**Aim**. Count, in the entries below, the lines in which "this" occurs. Give the number, nothing more.

Part of a data file
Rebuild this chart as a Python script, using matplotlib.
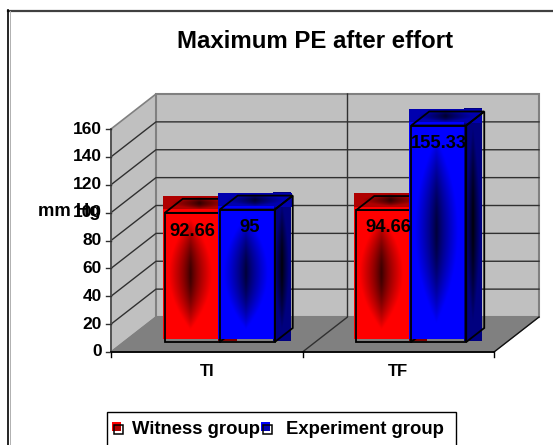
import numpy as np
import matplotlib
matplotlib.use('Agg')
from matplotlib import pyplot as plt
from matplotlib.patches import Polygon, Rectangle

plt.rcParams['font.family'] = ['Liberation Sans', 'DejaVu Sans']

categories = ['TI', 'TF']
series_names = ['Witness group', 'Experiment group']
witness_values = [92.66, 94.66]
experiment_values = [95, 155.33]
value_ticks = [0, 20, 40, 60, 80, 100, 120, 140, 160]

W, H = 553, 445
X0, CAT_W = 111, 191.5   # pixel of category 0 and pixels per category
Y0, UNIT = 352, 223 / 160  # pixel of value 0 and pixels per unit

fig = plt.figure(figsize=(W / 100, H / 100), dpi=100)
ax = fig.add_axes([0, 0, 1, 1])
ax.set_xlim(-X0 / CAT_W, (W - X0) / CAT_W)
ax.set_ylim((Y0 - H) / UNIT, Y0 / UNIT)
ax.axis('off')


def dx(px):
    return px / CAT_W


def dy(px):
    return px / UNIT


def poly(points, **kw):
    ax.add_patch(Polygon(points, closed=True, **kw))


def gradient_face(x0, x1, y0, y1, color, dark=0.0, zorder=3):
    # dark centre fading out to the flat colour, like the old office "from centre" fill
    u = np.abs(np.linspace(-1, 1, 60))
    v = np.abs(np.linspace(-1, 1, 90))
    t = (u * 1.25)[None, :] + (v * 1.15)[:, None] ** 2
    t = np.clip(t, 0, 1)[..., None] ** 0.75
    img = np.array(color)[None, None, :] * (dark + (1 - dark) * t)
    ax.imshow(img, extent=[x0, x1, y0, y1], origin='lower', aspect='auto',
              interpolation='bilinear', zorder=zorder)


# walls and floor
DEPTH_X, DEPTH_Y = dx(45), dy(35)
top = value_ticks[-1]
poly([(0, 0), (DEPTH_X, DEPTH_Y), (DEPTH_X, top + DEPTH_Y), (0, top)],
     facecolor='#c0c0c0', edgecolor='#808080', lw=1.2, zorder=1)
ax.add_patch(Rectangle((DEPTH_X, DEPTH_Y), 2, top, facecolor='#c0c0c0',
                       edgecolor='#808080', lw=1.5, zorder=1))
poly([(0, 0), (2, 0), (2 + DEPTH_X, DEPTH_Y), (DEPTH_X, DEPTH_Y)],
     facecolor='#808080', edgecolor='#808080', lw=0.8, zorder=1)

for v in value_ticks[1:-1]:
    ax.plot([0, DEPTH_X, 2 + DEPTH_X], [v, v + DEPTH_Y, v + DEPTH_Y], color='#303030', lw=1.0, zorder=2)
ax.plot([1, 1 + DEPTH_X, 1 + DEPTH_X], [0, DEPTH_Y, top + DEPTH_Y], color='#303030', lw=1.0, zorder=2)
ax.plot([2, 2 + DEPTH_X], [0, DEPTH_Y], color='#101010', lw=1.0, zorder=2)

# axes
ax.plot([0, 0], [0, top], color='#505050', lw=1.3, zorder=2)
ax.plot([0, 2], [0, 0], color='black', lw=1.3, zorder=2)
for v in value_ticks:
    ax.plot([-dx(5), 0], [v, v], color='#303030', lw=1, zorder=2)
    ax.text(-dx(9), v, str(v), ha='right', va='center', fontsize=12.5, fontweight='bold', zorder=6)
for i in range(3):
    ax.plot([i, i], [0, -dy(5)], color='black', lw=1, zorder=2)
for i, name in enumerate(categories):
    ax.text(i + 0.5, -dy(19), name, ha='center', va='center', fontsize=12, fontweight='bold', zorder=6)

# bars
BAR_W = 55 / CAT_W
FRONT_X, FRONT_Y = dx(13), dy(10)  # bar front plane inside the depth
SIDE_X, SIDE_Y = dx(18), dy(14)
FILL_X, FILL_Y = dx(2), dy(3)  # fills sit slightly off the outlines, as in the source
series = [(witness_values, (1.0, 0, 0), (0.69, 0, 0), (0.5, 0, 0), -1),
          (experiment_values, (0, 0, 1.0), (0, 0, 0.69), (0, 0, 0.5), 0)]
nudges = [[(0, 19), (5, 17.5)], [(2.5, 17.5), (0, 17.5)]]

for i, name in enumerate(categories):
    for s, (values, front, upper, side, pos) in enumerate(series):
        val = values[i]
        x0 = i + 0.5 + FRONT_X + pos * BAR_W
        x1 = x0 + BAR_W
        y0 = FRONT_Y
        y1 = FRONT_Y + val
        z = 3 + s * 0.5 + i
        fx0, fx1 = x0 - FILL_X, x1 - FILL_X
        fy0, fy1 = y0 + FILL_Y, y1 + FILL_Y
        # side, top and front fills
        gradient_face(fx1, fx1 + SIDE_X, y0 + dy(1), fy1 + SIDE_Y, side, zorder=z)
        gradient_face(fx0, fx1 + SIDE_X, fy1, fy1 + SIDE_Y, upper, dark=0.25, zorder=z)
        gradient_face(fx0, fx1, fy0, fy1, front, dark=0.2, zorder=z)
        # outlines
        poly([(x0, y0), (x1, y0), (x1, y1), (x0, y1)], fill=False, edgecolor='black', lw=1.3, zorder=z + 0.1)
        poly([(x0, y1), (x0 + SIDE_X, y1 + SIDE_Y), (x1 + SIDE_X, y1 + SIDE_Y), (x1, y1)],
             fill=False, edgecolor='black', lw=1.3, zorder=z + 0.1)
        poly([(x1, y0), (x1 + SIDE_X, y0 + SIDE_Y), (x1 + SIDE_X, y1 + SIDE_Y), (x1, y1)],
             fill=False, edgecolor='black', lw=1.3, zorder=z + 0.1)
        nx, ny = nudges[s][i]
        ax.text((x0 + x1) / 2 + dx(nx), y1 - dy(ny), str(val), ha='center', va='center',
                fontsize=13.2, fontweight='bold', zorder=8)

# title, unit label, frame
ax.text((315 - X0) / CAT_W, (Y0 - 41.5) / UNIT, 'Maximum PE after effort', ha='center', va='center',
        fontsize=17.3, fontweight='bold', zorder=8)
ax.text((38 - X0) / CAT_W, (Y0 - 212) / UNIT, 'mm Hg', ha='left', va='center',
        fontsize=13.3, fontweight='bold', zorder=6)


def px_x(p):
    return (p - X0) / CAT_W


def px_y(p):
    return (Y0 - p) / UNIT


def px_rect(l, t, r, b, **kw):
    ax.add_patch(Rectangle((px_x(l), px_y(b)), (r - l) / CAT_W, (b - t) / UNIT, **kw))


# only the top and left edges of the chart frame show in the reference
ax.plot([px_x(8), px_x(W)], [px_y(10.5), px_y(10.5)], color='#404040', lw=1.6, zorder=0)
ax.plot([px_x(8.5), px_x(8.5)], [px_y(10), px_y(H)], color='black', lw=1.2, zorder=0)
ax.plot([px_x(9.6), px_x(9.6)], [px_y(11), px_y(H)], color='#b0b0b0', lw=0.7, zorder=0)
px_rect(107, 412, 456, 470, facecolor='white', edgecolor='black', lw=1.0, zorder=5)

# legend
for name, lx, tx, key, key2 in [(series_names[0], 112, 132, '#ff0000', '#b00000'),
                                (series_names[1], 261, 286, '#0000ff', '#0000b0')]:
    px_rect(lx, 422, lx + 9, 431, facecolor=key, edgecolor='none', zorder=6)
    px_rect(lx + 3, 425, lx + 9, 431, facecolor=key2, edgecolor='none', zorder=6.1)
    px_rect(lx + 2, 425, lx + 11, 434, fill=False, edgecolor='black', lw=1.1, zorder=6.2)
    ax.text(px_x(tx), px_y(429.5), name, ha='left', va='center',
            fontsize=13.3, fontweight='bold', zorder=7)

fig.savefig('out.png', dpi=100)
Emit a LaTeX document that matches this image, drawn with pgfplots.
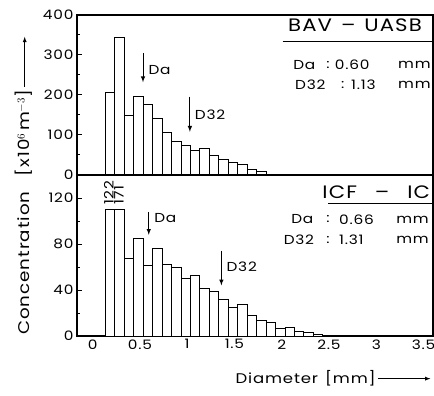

**Exercise answer**. 2